Electrical power flow and conditions are monitored. (Rich Pedroncelli/Associated Press)

FOR THE second time this year, evidence has surfaced of a serious potential threat to electrical and industrial systems from cyberattack. In June, a computer worm spread across the globe that caused systems that were managing oil companies, airline flights and more to lock up, and there was a report that hackers were penetrating a company operating nuclear power plants. Now, a security firm, Symantec, has discovered a wave of malware called Dragonfly in Europe and the United States that could put bad actors in position to switch off the lights.

The firm said that malware by that name had been around since 2011 but was dormant for a while before reemerging — Symantec calls it Dragonfly 2.0 — with a “distinct increase in activity” this year. The attackers are using familiar tools, such as “spearphishing” emails with attachments reeking with dangerous code, including an attachment resembling a benign invitation to a New Year’s Eve party. Once opened, however, the attachments would leak the victims’ network credentials to a server outside the company. The attackers also used other measures: “watering holes,” fake websites designed to attract visitors with common interests; “Trojans,” which look like legitimate software but contain malicious code; and fake warnings to update Adobe Flash Player, which, when activated, would instead install malware.

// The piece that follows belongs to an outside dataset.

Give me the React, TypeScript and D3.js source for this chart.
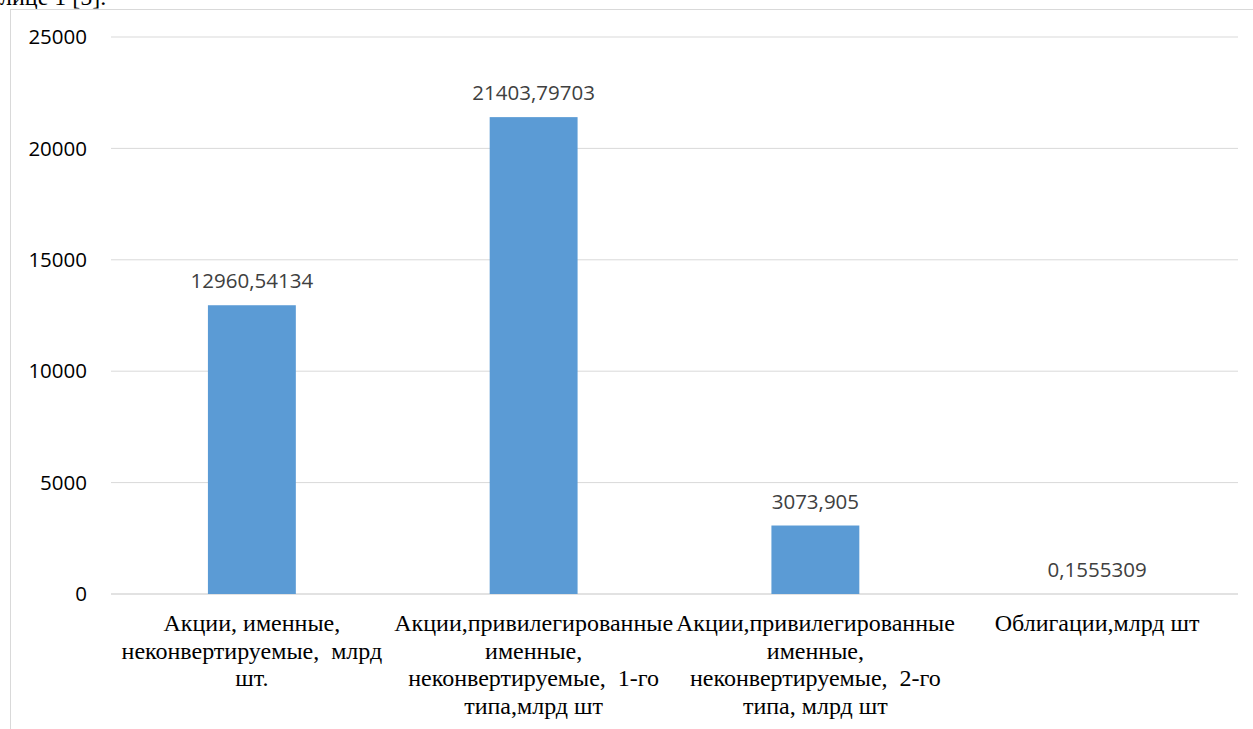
import React from "react";
import * as d3 from "d3";

const categories: string[][] = [
  ["Акции, именные,", "неконвертируемые,\u00a0\u00a0млрд", "шт."],
  ["Акции,привилегированные", "именные,", "неконвертируемые,\u00a0\u00a01-го", "типа,млрд шт"],
  ["Акции,привилегированные", "именные,", "неконвертируемые,\u00a0\u00a02-го", "типа, млрд шт"],
  ["Облигации,млрд шт"],
];
const values: number[] = [12960.54134, 21403.79703, 3073.905, 0.1555309];
const valueLabels: string[] = ["12960,54134", "21403,79703", "3073,905", "0,1555309"];
const yTicks: number[] = [0, 5000, 10000, 15000, 20000, 25000];

const W = 1253;
const H = 729;
const left = 111;
const right = 1238;
const top = 37;
const bottom = 594;
const serif = "'Liberation Serif', 'Times New Roman', Tinos, 'DejaVu Serif', serif";

export default function App() {
  const x = d3.scaleBand<number>().domain(d3.range(values.length)).range([left, right]).paddingInner(0.688).paddingOuter(0.344);
  const band = d3.scaleBand<number>().domain(d3.range(values.length)).range([left, right]);
  const y = d3.scaleLinear().domain([0, 25000]).range([bottom, top]);
  return (
    <svg width={W} height={H} style={{ position: "absolute", left: 0, top: 0, background: "#fff" }}>
      <text x={0} y={5} fontFamily={serif} fontSize={24} fill="#000">лице 1 [5].</text>
      <rect x={10.5} y={9.5} width={W} height={H} fill="#fff" stroke="#d9d9d9" strokeWidth={1} />
      {yTicks.map((t) => (
        <g key={t}>
          <line x1={left} x2={right} y1={y(t)} y2={y(t)} stroke="#d9d9d9" strokeWidth={t === 0 ? 1.5 : 1} />
          <text x={87} y={y(t)} dy="0.35em" textAnchor="end" fontFamily="Open Sans" fontSize={20.5} fill="#000">{t}</text>
        </g>
      ))}
      {values.map((v, i) => (
        <g key={i}>
          <rect x={x(i)} y={y(v)} width={x.bandwidth()} height={bottom - y(v)} fill="#5b9bd5" />
          <text x={(x(i) as number) + x.bandwidth() / 2} y={y(v) - 17} textAnchor="middle" fontFamily="Open Sans" fontSize={20.5} fill="#404040">{valueLabels[i]}</text>
          <text textAnchor="middle" fontFamily={serif} fontSize={24} fill="#000">
            {categories[i].map((ln, j) => (
              <tspan key={j} x={(band(i) as number) + band.bandwidth() / 2} y={631 + j * 27.7}>{ln}</tspan>
            ))}
          </text>
        </g>
      ))}
    </svg>
  );
}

This gave the attackers access to networks to gather intelligence, plot more destructive actions and steal additional credentials. The ability of a computer worm to trigger physical destruction is not fantasy, amply demonstrated by the Stuxnet malware used by the United States and Israel to interfere with centrifuge machines that were part of Iran's nuclear weapons program. According to Symantec, the bad actors behind Dragonfly 2.0 have entered electric utility networks in Turkey, Switzerland and the United States numerous times and they "may be entering into a new phase," exploring how they can throw the switches on operational systems. What Symantec found "most concerning" was that the intruders were taking screenshots of the layout of the operational systems — a road map for a possible return.

The company said the architects of the Dragonfly campaign are an "accomplished attack group" and highly experienced but did not otherwise identify them . However, it is known that Ukraine has suffered power blackouts caused by cyberattacks that it blames on Russia. Could Russia also be probing the U.S. electrical grid? Or another nation? Wired magazine quoted Eric Chien of Symantec as saying of the latest discovery, "There's a difference between being a step away from conducting sabotage and actually being in a position to conduct sabotage. . . . We're now talking about on-the-ground technical evidence this could happen in the U.S., and there's nothing left standing in the way except the motivation of some actor out in the world."

Electric and industrial operators in the United States have been building defenses against cyberattacks for some time. But the latest disclosure should serve as yet another alarm that cyberattacks and intrusions are not just about stealing data or emails. They can lead to real-world damage.